## begin Listed entries
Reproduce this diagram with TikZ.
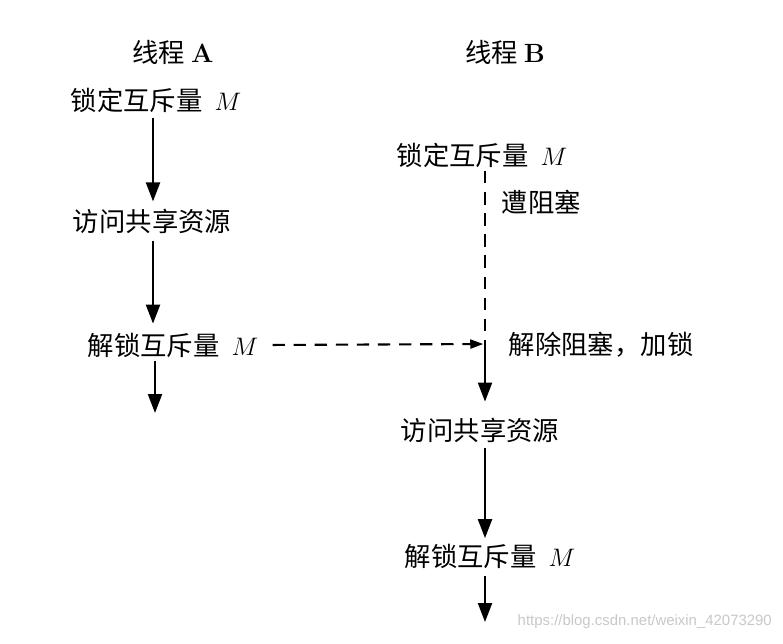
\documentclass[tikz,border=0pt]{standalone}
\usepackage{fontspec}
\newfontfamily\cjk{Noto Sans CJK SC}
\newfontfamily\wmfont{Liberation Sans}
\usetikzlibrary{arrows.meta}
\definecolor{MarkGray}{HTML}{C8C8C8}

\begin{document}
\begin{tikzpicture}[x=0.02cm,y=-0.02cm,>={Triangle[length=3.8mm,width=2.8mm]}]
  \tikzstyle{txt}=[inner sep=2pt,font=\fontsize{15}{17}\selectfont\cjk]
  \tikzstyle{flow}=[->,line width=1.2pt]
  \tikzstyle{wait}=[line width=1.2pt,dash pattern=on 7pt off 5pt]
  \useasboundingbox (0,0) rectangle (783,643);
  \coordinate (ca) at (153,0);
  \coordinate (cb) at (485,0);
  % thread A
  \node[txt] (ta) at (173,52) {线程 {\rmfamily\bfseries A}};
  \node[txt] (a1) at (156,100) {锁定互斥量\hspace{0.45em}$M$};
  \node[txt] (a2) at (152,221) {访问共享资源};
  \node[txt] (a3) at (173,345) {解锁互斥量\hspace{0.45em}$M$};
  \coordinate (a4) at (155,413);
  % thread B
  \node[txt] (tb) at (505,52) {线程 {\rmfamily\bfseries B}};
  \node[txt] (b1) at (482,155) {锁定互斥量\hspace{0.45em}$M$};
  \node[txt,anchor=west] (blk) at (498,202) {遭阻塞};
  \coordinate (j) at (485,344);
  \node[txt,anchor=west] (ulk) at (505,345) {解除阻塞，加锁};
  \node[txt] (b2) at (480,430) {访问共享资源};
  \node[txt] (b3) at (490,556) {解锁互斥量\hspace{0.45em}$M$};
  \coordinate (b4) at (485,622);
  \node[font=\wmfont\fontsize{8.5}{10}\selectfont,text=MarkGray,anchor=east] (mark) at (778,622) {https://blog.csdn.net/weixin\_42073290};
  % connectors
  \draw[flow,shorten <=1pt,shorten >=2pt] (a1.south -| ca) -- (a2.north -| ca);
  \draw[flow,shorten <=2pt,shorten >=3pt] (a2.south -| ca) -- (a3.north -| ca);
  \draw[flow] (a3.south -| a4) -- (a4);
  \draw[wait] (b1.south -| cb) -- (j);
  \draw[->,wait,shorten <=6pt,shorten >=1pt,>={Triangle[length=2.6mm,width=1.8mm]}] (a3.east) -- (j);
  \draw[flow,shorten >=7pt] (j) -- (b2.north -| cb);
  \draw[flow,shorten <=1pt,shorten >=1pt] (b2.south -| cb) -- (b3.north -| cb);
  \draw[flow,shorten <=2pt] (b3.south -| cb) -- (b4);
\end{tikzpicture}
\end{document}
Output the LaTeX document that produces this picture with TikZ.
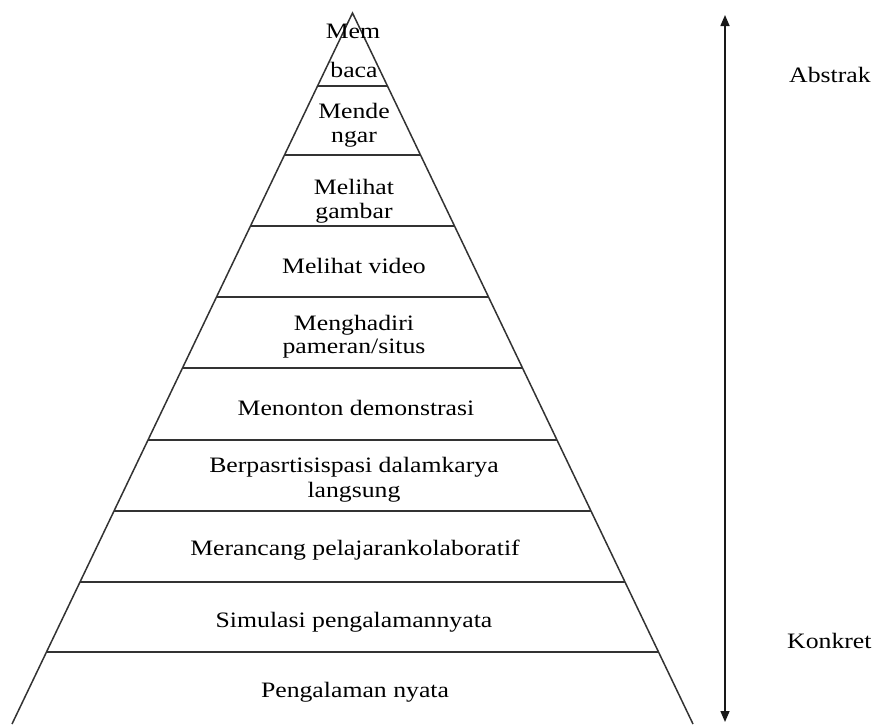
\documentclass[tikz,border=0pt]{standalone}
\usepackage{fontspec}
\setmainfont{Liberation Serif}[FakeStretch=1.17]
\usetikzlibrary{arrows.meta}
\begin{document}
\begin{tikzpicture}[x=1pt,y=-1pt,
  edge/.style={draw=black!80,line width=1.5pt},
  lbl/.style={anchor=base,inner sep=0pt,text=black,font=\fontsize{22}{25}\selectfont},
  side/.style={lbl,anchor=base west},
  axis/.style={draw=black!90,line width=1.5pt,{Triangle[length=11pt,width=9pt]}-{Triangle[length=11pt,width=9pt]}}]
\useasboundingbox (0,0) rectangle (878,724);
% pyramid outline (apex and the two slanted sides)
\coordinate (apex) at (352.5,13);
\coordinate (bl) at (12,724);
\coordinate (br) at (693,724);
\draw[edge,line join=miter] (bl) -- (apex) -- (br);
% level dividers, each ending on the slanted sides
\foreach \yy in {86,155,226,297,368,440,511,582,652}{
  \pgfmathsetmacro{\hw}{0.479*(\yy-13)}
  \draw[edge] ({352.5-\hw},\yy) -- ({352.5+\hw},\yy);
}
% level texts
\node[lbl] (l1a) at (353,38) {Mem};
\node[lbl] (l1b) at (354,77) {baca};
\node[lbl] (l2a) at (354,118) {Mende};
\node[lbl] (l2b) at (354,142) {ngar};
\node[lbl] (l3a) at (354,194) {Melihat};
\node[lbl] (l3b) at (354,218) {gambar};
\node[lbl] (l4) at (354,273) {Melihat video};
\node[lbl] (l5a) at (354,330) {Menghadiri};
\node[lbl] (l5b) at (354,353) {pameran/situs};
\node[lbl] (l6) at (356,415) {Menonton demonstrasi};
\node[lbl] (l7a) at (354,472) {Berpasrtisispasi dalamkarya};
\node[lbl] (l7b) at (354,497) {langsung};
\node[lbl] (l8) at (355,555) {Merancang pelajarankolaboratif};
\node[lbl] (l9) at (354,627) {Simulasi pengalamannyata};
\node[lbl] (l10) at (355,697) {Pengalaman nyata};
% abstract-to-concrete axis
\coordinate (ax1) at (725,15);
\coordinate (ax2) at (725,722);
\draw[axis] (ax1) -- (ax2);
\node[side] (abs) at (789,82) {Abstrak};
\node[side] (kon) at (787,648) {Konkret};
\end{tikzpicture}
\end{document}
## end Listed entries
## begin Listed entries
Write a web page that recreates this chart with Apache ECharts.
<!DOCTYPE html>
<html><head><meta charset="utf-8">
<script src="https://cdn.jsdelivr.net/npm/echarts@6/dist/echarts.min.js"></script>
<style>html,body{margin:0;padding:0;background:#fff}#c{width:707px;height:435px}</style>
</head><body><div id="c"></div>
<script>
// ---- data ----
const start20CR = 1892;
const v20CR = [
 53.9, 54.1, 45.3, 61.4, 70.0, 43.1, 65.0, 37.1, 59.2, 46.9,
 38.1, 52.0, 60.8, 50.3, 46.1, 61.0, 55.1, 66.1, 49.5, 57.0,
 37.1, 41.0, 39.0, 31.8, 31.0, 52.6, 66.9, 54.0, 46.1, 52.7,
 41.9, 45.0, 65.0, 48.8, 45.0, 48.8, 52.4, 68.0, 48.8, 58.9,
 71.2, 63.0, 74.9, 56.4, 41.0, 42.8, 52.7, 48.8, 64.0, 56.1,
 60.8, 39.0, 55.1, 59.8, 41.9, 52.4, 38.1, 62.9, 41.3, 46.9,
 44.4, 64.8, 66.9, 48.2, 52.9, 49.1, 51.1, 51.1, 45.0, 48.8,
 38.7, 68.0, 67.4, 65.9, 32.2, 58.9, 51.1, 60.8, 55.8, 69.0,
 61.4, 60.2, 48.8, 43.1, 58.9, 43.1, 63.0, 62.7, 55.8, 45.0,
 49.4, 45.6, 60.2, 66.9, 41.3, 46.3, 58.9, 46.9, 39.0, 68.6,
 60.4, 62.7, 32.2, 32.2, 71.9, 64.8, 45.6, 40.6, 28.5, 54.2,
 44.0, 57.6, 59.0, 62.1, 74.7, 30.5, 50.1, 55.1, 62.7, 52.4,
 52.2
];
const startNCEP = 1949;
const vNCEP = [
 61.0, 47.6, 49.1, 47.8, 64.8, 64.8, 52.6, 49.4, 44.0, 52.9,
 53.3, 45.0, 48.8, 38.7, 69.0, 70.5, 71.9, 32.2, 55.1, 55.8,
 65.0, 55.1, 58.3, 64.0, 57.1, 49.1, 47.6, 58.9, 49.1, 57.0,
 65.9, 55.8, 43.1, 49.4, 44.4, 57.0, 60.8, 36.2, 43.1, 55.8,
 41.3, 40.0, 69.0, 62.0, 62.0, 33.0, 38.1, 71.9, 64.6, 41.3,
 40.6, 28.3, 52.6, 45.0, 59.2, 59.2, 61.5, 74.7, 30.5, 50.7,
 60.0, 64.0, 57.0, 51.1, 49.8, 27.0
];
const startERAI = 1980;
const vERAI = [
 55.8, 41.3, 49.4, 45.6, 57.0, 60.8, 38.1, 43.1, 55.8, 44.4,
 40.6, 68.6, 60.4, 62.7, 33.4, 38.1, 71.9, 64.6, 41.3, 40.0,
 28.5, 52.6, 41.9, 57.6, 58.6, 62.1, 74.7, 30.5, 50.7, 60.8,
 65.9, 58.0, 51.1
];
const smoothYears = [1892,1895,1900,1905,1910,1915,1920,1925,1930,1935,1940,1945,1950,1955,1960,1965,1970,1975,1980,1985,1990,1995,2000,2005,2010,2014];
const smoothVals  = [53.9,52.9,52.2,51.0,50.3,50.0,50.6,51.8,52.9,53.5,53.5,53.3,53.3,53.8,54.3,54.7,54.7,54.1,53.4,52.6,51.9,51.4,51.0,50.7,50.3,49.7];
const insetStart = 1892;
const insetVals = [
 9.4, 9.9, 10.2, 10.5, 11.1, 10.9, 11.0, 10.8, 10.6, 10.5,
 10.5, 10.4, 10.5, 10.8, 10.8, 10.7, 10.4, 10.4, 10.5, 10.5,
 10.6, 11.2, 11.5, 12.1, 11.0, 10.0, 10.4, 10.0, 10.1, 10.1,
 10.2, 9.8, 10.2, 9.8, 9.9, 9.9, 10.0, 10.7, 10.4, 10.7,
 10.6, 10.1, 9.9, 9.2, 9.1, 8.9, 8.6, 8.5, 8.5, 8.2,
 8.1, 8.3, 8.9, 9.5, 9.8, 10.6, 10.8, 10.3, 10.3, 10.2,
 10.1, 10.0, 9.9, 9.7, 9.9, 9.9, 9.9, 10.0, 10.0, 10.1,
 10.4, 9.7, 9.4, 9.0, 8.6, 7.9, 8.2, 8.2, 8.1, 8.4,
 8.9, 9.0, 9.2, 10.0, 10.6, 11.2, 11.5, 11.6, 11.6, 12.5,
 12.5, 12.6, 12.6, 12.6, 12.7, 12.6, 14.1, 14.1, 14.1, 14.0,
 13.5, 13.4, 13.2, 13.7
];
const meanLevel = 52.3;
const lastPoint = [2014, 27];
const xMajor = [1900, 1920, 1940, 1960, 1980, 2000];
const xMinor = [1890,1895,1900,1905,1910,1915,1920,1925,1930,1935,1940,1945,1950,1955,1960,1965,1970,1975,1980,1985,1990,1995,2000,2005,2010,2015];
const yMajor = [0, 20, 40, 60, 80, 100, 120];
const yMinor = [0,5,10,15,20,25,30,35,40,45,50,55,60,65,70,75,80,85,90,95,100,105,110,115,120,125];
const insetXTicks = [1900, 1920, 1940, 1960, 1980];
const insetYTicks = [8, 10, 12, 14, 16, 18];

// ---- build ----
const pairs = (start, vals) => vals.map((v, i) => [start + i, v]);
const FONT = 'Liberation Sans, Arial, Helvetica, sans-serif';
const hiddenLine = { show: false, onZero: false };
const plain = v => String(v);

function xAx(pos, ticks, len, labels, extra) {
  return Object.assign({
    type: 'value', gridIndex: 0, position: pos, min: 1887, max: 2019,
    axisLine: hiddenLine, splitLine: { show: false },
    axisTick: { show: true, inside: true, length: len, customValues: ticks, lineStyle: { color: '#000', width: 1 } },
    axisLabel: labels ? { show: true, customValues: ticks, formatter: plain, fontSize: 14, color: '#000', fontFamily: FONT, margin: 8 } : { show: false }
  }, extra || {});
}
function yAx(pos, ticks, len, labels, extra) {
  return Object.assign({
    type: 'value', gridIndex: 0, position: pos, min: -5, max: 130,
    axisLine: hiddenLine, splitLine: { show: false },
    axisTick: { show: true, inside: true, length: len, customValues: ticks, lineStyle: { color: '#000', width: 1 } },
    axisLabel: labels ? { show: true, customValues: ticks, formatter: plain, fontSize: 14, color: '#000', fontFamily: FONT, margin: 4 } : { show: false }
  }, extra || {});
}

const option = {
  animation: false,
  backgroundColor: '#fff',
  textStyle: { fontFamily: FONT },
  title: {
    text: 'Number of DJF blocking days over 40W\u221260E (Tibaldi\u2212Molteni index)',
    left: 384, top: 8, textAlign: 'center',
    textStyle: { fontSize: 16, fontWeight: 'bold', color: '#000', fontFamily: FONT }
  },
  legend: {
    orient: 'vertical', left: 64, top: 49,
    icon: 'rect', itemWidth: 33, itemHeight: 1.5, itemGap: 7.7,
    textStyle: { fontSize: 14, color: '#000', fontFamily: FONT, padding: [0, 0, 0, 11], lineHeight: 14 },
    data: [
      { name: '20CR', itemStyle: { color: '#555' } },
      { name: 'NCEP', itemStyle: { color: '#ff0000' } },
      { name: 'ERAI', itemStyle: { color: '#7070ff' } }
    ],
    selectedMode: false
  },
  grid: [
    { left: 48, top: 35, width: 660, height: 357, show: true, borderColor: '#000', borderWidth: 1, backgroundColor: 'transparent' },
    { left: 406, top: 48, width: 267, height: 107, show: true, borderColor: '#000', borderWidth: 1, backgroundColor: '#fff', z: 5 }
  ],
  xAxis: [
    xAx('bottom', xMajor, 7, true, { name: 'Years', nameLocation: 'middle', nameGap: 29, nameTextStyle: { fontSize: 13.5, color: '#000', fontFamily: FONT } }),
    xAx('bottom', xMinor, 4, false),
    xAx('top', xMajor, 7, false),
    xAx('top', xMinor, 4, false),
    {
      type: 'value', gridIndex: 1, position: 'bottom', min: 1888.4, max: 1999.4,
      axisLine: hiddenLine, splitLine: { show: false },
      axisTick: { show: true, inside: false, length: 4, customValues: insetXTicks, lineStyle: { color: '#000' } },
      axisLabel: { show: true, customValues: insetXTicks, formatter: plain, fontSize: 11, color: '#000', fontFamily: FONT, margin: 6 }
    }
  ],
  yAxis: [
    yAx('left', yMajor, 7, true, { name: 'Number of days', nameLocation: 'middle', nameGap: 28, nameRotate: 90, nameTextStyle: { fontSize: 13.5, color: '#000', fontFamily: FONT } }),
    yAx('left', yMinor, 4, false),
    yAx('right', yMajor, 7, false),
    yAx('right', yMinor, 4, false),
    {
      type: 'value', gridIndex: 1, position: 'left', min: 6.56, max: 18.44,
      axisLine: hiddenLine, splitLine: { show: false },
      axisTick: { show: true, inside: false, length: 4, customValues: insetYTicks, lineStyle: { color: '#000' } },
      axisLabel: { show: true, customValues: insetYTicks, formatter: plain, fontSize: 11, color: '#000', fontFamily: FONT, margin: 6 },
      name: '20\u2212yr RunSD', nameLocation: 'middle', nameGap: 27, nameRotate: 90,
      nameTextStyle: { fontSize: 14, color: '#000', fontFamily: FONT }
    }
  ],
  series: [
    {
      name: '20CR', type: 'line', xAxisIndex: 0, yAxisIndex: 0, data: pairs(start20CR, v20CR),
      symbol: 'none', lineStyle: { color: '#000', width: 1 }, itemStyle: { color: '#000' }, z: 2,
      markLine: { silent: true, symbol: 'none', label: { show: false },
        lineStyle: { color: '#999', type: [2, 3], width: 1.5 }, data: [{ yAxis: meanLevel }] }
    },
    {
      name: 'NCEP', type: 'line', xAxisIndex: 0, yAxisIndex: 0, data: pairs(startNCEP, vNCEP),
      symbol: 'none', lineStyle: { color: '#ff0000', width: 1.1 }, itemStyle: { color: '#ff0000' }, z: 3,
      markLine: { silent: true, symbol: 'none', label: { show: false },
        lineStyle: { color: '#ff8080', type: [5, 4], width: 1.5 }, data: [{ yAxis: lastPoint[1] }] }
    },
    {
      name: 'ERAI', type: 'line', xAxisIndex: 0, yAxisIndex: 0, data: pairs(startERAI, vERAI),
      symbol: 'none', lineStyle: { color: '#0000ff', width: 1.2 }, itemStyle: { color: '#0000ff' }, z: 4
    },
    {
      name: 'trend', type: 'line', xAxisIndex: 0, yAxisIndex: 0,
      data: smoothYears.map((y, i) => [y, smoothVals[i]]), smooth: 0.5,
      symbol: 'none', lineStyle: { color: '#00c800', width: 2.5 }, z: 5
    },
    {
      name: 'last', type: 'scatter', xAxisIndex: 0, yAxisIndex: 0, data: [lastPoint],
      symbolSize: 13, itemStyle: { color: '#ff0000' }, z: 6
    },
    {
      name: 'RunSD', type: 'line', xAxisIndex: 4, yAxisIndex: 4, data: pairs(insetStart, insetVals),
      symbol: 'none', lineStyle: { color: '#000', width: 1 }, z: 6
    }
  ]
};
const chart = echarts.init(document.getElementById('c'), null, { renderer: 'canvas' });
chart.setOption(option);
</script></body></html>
## end Listed entries
Exercise instructions:
Every line that holds the word "with" should be extracted.

Result for this task:
Reproduce this diagram with TikZ.
Output the LaTeX document that produces this picture with TikZ.
Write a web page that recreates this chart with Apache ECharts.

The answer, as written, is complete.